Cooperative Institute for Research in the Atmosphere (CIRA), Colorado State University, Fort Collins, CO 80521; 303-515-9817, E-mail: david.f.baker@colostate.edu

The dense spatial and temporal coverage provided by CO2-sensing satellites such as the Orbiting Carbon Observatory (OCO-2) opens the possibility of estimating regional carbon fluxes for that part of the globe not well-covered by in situ monitoring sites – e.g. the tropics and south.  Estimating accurate fluxes in the presence of retrieval biases, on top of the usual errors due to transport and inversion details, is challenging.  However, by looking across multiple inversion setups, each using different transport models, meteorological drivers, assumed a priori fluxes and statistics, and inversion methods, and by controlling the data and data uncertainties used, the influence of these different variables may be understood.  Over a dozen different inversion groups have participated in a model intercomparison using version 10 of the OCO-2 column CO2 data.  Different experiments using subsets of the data (in situ = IS, land nadir + land glint = LNLG, ocean glint = OG) in various conbinations have been performed to help assess relative biases between data types.  Comparisons to independent data (upward-looking spectrometers from the TCCON network, aircraft campaign data, AirCore) as well as in situ and OCO-2 data withheld from the inversions, are used to evaluate the results. 

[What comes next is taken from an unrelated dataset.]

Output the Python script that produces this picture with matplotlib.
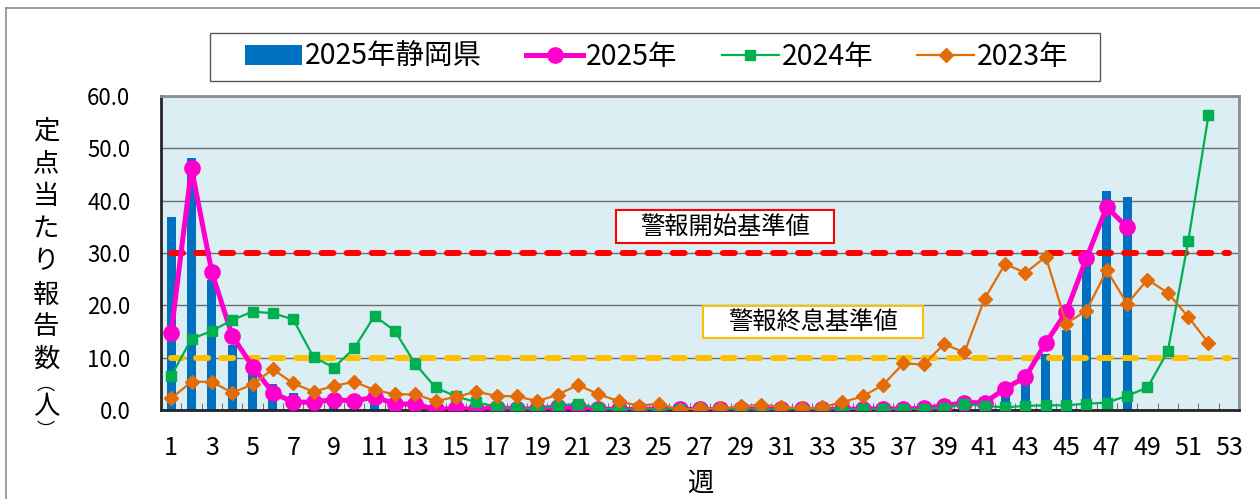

Figure 1 shows the impact the OCO-2 LNLG data have on the inversions, in terms of the 6-year average fluxes across 2015-2020 from the model intercomparison project (MIP).  Broad agreement down to regional scales is seen across over half the models in the MIP.  This agreement suggests that modeling errors will not get in the way of estimating long term carbon sources and sinks from the satellite data: such estimates may be used for emissions treaty verification purposes, for example in the 2023 Global Stocktake.

Figure 1

Figure 1. The change in CO2 flux [gC  m-2 year-1] from that given by the in situ data that is driven by the use of land nadir + land glint (LNLG) data by twelve different OCO-2 v10 MIP inversion groups, expressed as the difference in 6-year (2015-2020) average flux between the LNLGIS and IS flux inversion experiments.  Similar regional patterns are obtained for tropical America, north Africa, and southeastern Asia (see the black boxes in the CAMS panel at top) for the top half of the models.